If you have similar thoughts, read this guide to getting the switch to an individual policy right.
Should I buy a fresh individual cover or migrate, or port, to a policy?
Ideally, you must look to switch to an individual policy – either offered by the same insurer or any other insurer – instead of buying a fresh one. You can choose an individual plan offered by your current insurance company or look for another insurer. You will then be able to carry forward your waiting period credit for pre-existing illnesses. This is the key benefit of switching rather than buying a fresh policy.
Most policies cover pre-existing conditions such as diabetes and hypertension after four years of buying the policy. This is known as the waiting period. So, if you were to buy a new policy, you will have to serve this waiting period all over again. Instead, if you opt for porting, it will be much shorter. In fact, if you had purchased your existing policy over four years ago, all pre-existing diseases will be covered from day one. This benefit is more valuable than lower premiums that new policies might offer.
What are the limitations?
The waiting period credit will be applicable only to your existing sum insured under the floater policy. “If you buy a policy with a higher sum assured than the family floater policy, then the additional sum assured will not get waiting period benefits,” explains Kapil Mehta, Co-founder, Securenow.in.

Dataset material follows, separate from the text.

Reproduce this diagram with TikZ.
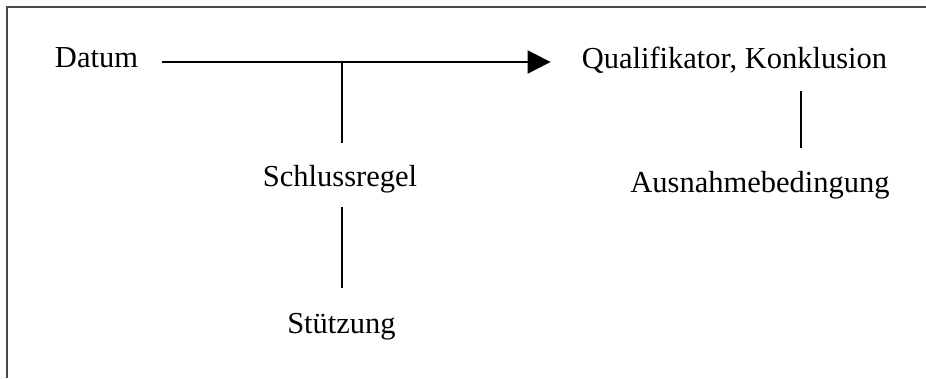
\documentclass[tikz,border=0pt]{standalone}
\usepackage{fontspec}
\setmainfont{Liberation Serif}
\usetikzlibrary{arrows.meta,calc}
\definecolor{framegray}{HTML}{4A4A4A}
\tikzset{
  lbl/.style={anchor=base, inner sep=0pt, font=\fontsize{30.5}{36}\selectfont},
  conn/.style={line width=2pt, black},
  arr/.style={conn, -{Triangle[length=23pt,width=23pt]}},
  framel/.style={line width=1.6pt, framegray}
}
\begin{document}
\begin{tikzpicture}[x=1pt,y=-1pt]
\useasboundingbox (0,0) rectangle (926,378);
\fill[white] (0,0) rectangle (926,378);
% frame (top and left only)
\coordinate (fl) at (7,378);
\coordinate (fc) at (7,7);
\coordinate (fr) at (926,7);
\draw[framel] (fl) -- (fc) -- (fr);
% labels
\node[lbl] (datum) at (96.5,67) {Datum};
\node[lbl] (qual) at (734.5,68) {Qualifikator, Konklusion};
\node[lbl] (regel) at (340,186) {Schlussregel};
\node[lbl] (stuetz) at (341.5,333) {Stützung};
\node[lbl] (ausn) at (760,192) {Ausnahmebedingung};
% main arrow
\coordinate (astart) at ($(datum.base east)+(24,-5)$);
\coordinate (aend) at ($(qual.base west)+(-31,-6)$);
\draw[arr] (astart) -- (aend);
% T junction down to Schlussregel
\coordinate (j) at ($(regel.base)+(2,-124)$);
\draw[conn] (j) -- ($(regel.base)+(2,-43)$);
% Schlussregel to Stuetzung
\draw[conn] ($(regel.base)+(2,21)$) -- ($(stuetz.base)+(0.5,-45)$);
% Konklusion to Ausnahmebedingung
\draw[conn] ($(qual.base)+(66.5,23)$) -- ($(ausn.base)+(41,-44)$);
\end{tikzpicture}
\end{document}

What is the process that I need to follow?
Approach insurers at least 30 days before the renewal date, intimating them about your intent to switch to an individual policy. However, some insurance companies might allow you to shift even if your renewal is less than 30 days away. “There is a porting form that most insurers will ask you to complete before issuing the new policy. Once this is complete, do go back and inform the insurer that gave the family floater cover that it needs to cover one person less. This will reduce your premium in the family floater,” says Mehta. Typically, insurers will communicate the decision on whether or not they will take you on board within 15 days.
Will I have to pay additional charges for this migration or porting?
No. Insurance regulator IRDAI has asked insurers not to levy any charges for this process. However, it’s up to the insurer to decide whether or not to issue the policy and also the premium you have to pay.